Start INPUT MATERIAL

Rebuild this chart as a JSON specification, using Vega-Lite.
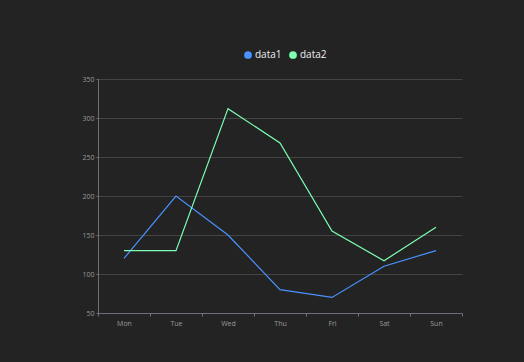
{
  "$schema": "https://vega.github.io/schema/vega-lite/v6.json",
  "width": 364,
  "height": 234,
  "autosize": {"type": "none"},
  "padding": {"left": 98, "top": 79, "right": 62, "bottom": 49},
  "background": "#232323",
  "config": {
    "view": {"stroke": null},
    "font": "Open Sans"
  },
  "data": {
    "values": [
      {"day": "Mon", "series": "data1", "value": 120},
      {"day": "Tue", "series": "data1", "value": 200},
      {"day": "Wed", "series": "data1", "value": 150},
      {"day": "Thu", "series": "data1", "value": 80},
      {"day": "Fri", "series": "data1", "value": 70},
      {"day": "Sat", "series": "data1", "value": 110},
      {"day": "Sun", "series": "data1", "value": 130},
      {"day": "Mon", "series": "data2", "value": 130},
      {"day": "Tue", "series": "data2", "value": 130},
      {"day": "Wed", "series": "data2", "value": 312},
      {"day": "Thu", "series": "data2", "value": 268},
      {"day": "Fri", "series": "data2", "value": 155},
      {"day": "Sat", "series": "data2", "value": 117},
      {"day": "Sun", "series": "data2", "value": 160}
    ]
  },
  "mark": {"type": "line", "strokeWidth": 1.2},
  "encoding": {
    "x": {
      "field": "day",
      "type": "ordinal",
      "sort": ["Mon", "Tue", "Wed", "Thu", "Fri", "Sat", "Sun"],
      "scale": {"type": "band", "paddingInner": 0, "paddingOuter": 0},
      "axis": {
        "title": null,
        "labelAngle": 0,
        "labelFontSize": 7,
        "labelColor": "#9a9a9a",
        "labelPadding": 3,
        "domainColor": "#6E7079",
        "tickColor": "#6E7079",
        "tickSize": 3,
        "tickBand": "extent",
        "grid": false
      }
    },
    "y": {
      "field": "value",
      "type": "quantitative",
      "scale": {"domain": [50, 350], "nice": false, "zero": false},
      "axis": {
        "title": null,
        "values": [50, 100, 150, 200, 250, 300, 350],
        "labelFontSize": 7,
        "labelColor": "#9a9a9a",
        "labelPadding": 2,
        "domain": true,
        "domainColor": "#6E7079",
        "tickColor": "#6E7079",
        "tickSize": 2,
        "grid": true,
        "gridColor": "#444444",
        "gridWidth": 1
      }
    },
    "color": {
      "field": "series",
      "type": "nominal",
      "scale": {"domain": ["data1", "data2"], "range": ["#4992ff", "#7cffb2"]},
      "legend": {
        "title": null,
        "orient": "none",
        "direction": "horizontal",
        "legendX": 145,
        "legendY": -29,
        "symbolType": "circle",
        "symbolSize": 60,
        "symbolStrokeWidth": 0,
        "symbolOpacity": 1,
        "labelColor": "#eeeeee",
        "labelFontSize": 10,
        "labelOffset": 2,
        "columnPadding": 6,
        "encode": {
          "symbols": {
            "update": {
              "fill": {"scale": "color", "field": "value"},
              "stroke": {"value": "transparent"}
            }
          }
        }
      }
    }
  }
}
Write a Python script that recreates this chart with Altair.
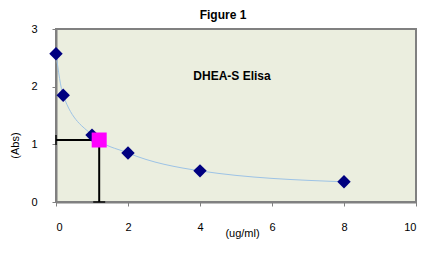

End INPUT MATERIAL

WORK TO COMPLETE. Without the pictures, return all the records precisely as they stand.

RESULT OF THIS EXERCISE.
Rebuild this chart as a JSON specification, using Vega-Lite.
{
  "$schema": "https://vega.github.io/schema/vega-lite/v6.json",
  "width": 364,
  "height": 234,
  "autosize": {"type": "none"},
  "padding": {"left": 98, "top": 79, "right": 62, "bottom": 49},
  "background": "#232323",
  "config": {
    "view": {"stroke": null},
    "font": "Open Sans"
  },
  "data": {
    "values": [
      {"day": "Mon", "series": "data1", "value": 120},
      {"day": "Tue", "series": "data1", "value": 200},
      {"day": "Wed", "series": "data1", "value": 150},
      {"day": "Thu", "series": "data1", "value": 80},
      {"day": "Fri", "series": "data1", "value": 70},
      {"day": "Sat", "series": "data1", "value": 110},
      {"day": "Sun", "series": "data1", "value": 130},
      {"day": "Mon", "series": "data2", "value": 130},
      {"day": "Tue", "series": "data2", "value": 130},
      {"day": "Wed", "series": "data2", "value": 312},
      {"day": "Thu", "series": "data2", "value": 268},
      {"day": "Fri", "series": "data2", "value": 155},
      {"day": "Sat", "series": "data2", "value": 117},
      {"day": "Sun", "series": "data2", "value": 160}
    ]
  },
  "mark": {"type": "line", "strokeWidth": 1.2},
  "encoding": {
    "x": {
      "field": "day",
      "type": "ordinal",
      "sort": ["Mon", "Tue", "Wed", "Thu", "Fri", "Sat", "Sun"],
      "scale": {"type": "band", "paddingInner": 0, "paddingOuter": 0},
      "axis": {
        "title": null,
        "labelAngle": 0,
        "labelFontSize": 7,
        "labelColor": "#9a9a9a",
        "labelPadding": 3,
        "domainColor": "#6E7079",
        "tickColor": "#6E7079",
        "tickSize": 3,
        "tickBand": "extent",
        "grid": false
      }
    },
    "y": {
      "field": "value",
      "type": "quantitative",
      "scale": {"domain": [50, 350], "nice": false, "zero": false},
      "axis": {
        "title": null,
        "values": [50, 100, 150, 200, 250, 300, 350],
        "labelFontSize": 7,
        "labelColor": "#9a9a9a",
        "labelPadding": 2,
        "domain": true,
        "domainColor": "#6E7079",
        "tickColor": "#6E7079",
        "tickSize": 2,
        "grid": true,
        "gridColor": "#444444",
        "gridWidth": 1
      }
    },
    "color": {
      "field": "series",
      "type": "nominal",
      "scale": {"domain": ["data1", "data2"], "range": ["#4992ff", "#7cffb2"]},
      "legend": {
        "title": null,
        "orient": "none",
        "direction": "horizontal",
        "legendX": 145,
        "legendY": -29,
        "symbolType": "circle",
        "symbolSize": 60,
        "symbolStrokeWidth": 0,
        "symbolOpacity": 1,
        "labelColor": "#eeeeee",
        "labelFontSize": 10,
        "labelOffset": 2,
        "columnPadding": 6,
        "encode": {
          "symbols": {
            "update": {
              "fill": {"scale": "color", "field": "value"},
              "stroke": {"value": "transparent"}
            }
          }
        }
      }
    }
  }
}
Write a Python script that recreates this chart with Altair.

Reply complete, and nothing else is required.